_What to produce_:
Only the lines from the line that has "Reproduce this diagram with TikZ." through the line that has "minimum width=234.5pt, minimum" should be reproduced, exactly and with both ends kept.

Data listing

——

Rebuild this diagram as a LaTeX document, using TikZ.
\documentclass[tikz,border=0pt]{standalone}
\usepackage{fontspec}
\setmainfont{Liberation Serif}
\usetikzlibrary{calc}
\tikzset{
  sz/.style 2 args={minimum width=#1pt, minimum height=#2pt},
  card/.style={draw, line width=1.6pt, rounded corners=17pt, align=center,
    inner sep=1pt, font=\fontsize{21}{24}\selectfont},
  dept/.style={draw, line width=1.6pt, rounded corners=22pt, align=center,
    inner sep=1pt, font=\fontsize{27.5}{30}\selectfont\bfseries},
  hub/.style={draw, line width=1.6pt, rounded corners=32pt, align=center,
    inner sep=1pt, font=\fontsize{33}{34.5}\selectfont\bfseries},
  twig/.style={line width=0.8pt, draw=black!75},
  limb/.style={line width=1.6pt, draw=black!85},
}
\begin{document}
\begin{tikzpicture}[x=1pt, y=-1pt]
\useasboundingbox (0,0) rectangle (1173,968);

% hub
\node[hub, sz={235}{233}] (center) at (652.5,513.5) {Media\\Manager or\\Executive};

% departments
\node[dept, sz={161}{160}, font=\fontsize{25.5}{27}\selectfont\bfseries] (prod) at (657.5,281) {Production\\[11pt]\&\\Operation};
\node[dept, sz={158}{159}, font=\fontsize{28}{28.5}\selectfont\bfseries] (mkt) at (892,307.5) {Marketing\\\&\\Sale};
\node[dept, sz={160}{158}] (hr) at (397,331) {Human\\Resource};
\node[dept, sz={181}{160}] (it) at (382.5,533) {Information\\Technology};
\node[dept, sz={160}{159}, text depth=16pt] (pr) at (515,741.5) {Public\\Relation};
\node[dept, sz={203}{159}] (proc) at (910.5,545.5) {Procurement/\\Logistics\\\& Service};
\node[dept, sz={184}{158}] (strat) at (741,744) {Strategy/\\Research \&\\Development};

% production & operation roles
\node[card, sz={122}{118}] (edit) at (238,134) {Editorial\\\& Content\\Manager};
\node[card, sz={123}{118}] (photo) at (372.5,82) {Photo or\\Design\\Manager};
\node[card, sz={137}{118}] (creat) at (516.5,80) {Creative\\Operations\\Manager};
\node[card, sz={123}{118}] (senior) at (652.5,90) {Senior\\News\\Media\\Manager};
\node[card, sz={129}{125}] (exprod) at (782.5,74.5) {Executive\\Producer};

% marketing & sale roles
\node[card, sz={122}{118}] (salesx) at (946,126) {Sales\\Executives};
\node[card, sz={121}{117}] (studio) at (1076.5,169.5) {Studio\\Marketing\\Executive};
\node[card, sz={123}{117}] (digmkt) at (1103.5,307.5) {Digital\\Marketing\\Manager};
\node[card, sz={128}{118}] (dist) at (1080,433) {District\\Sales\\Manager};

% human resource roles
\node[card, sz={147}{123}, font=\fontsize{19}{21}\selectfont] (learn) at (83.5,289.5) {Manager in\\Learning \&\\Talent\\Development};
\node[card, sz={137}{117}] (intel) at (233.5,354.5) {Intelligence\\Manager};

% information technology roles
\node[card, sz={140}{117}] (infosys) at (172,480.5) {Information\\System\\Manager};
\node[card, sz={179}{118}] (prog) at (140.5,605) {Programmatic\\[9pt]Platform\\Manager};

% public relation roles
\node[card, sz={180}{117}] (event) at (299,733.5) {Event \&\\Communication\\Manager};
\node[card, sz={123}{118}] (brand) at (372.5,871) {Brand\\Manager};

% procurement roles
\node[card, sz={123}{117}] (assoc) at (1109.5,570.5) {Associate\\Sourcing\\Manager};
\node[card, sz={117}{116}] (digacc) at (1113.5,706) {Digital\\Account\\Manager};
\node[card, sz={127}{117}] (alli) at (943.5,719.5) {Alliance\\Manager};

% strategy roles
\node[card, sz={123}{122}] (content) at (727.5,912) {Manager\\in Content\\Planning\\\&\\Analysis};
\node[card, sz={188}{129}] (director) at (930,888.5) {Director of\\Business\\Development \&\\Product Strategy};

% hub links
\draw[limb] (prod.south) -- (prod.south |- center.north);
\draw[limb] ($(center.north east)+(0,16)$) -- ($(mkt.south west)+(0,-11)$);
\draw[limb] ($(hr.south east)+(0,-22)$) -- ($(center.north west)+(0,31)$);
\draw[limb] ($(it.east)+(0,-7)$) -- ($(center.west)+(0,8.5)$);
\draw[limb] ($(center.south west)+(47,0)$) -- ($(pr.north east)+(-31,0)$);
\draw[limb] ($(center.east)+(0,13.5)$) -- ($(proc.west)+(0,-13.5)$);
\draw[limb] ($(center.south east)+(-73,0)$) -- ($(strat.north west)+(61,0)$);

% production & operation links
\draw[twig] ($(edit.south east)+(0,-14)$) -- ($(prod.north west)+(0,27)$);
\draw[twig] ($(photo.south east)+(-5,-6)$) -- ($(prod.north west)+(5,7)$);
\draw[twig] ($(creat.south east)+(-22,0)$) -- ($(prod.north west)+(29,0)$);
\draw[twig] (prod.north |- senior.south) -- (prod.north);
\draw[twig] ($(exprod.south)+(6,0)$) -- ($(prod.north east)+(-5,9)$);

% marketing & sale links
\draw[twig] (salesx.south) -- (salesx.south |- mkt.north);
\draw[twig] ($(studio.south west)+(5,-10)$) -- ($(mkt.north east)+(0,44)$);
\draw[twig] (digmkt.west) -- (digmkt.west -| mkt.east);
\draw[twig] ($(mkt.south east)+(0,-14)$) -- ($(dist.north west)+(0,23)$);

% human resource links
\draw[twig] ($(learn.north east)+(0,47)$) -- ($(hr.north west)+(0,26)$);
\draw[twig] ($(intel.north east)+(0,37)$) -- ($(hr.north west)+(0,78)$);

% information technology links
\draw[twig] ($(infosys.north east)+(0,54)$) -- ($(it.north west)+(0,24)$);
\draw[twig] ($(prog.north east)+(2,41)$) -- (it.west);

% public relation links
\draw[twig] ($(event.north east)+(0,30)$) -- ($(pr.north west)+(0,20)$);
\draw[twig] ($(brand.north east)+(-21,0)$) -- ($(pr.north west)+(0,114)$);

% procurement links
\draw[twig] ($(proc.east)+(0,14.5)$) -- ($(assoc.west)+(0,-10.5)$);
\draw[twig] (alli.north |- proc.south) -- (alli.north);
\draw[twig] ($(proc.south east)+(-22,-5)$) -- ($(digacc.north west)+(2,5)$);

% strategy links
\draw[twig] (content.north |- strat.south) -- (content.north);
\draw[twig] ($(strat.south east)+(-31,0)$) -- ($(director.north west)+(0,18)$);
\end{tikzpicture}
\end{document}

——

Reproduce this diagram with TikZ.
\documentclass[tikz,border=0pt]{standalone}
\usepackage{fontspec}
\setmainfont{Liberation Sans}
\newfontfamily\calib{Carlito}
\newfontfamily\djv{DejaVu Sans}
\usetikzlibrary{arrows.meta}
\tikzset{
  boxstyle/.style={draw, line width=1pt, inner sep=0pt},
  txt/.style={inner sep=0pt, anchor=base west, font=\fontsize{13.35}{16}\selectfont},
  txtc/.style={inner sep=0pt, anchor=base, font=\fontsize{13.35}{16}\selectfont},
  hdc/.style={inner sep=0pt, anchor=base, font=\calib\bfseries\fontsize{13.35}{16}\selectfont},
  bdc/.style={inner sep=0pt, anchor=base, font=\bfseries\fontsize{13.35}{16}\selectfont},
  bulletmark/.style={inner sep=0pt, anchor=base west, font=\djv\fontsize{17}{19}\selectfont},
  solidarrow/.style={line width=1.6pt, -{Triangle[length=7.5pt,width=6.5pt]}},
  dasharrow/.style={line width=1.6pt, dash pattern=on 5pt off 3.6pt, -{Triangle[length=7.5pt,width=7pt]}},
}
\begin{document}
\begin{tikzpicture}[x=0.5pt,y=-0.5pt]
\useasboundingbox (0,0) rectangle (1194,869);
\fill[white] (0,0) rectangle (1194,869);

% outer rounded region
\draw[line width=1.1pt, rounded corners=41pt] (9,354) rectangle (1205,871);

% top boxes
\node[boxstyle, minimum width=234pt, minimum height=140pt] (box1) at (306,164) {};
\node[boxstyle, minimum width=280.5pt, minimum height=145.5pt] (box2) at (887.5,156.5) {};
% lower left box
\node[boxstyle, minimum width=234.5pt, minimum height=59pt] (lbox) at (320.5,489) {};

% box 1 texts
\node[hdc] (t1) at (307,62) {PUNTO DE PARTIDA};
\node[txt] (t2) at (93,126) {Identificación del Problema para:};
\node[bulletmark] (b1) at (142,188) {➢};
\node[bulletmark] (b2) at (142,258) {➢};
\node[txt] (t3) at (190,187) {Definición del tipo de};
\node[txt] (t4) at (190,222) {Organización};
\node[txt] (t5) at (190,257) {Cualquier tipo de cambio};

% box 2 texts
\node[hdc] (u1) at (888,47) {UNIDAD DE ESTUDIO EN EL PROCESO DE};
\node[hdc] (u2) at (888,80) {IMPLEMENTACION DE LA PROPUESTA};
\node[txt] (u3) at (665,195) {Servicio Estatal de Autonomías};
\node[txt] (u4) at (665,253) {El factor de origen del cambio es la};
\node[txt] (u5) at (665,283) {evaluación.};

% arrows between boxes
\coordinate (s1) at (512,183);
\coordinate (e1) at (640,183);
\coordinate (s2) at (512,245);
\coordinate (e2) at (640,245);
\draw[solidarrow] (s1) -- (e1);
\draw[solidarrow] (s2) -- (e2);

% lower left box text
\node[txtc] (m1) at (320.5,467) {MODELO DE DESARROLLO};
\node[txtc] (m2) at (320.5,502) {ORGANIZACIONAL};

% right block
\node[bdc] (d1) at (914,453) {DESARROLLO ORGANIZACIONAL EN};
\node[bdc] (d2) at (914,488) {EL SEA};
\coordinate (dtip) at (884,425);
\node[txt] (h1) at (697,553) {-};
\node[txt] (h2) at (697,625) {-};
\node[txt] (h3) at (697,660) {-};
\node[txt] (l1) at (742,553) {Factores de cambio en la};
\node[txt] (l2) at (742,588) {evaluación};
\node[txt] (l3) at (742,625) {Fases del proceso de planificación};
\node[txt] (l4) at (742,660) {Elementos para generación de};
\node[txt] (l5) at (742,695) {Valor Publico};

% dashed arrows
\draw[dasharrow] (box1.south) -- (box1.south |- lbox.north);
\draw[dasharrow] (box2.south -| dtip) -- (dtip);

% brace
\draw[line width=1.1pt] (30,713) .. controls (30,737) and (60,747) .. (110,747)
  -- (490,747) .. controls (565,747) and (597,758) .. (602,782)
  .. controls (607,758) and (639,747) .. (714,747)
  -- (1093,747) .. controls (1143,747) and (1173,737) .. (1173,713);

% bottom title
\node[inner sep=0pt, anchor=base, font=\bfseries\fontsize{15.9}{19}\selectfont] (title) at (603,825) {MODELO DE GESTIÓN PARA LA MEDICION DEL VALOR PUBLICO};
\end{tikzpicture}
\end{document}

——

_Response below_:
Reproduce this diagram with TikZ.
\documentclass[tikz,border=0pt]{standalone}
\usepackage{fontspec}
\setmainfont{Liberation Sans}
\newfontfamily\calib{Carlito}
\newfontfamily\djv{DejaVu Sans}
\usetikzlibrary{arrows.meta}
\tikzset{
  boxstyle/.style={draw, line width=1pt, inner sep=0pt},
  txt/.style={inner sep=0pt, anchor=base west, font=\fontsize{13.35}{16}\selectfont},
  txtc/.style={inner sep=0pt, anchor=base, font=\fontsize{13.35}{16}\selectfont},
  hdc/.style={inner sep=0pt, anchor=base, font=\calib\bfseries\fontsize{13.35}{16}\selectfont},
  bdc/.style={inner sep=0pt, anchor=base, font=\bfseries\fontsize{13.35}{16}\selectfont},
  bulletmark/.style={inner sep=0pt, anchor=base west, font=\djv\fontsize{17}{19}\selectfont},
  solidarrow/.style={line width=1.6pt, -{Triangle[length=7.5pt,width=6.5pt]}},
  dasharrow/.style={line width=1.6pt, dash pattern=on 5pt off 3.6pt, -{Triangle[length=7.5pt,width=7pt]}},
}
\begin{document}
\begin{tikzpicture}[x=0.5pt,y=-0.5pt]
\useasboundingbox (0,0) rectangle (1194,869);
\fill[white] (0,0) rectangle (1194,869);

% outer rounded region
\draw[line width=1.1pt, rounded corners=41pt] (9,354) rectangle (1205,871);

% top boxes
\node[boxstyle, minimum width=234pt, minimum height=140pt] (box1) at (306,164) {};
\node[boxstyle, minimum width=280.5pt, minimum height=145.5pt] (box2) at (887.5,156.5) {};
% lower left box
\node[boxstyle, minimum width=234.5pt, minimum height=59pt] (lbox) at (320.5,489) {};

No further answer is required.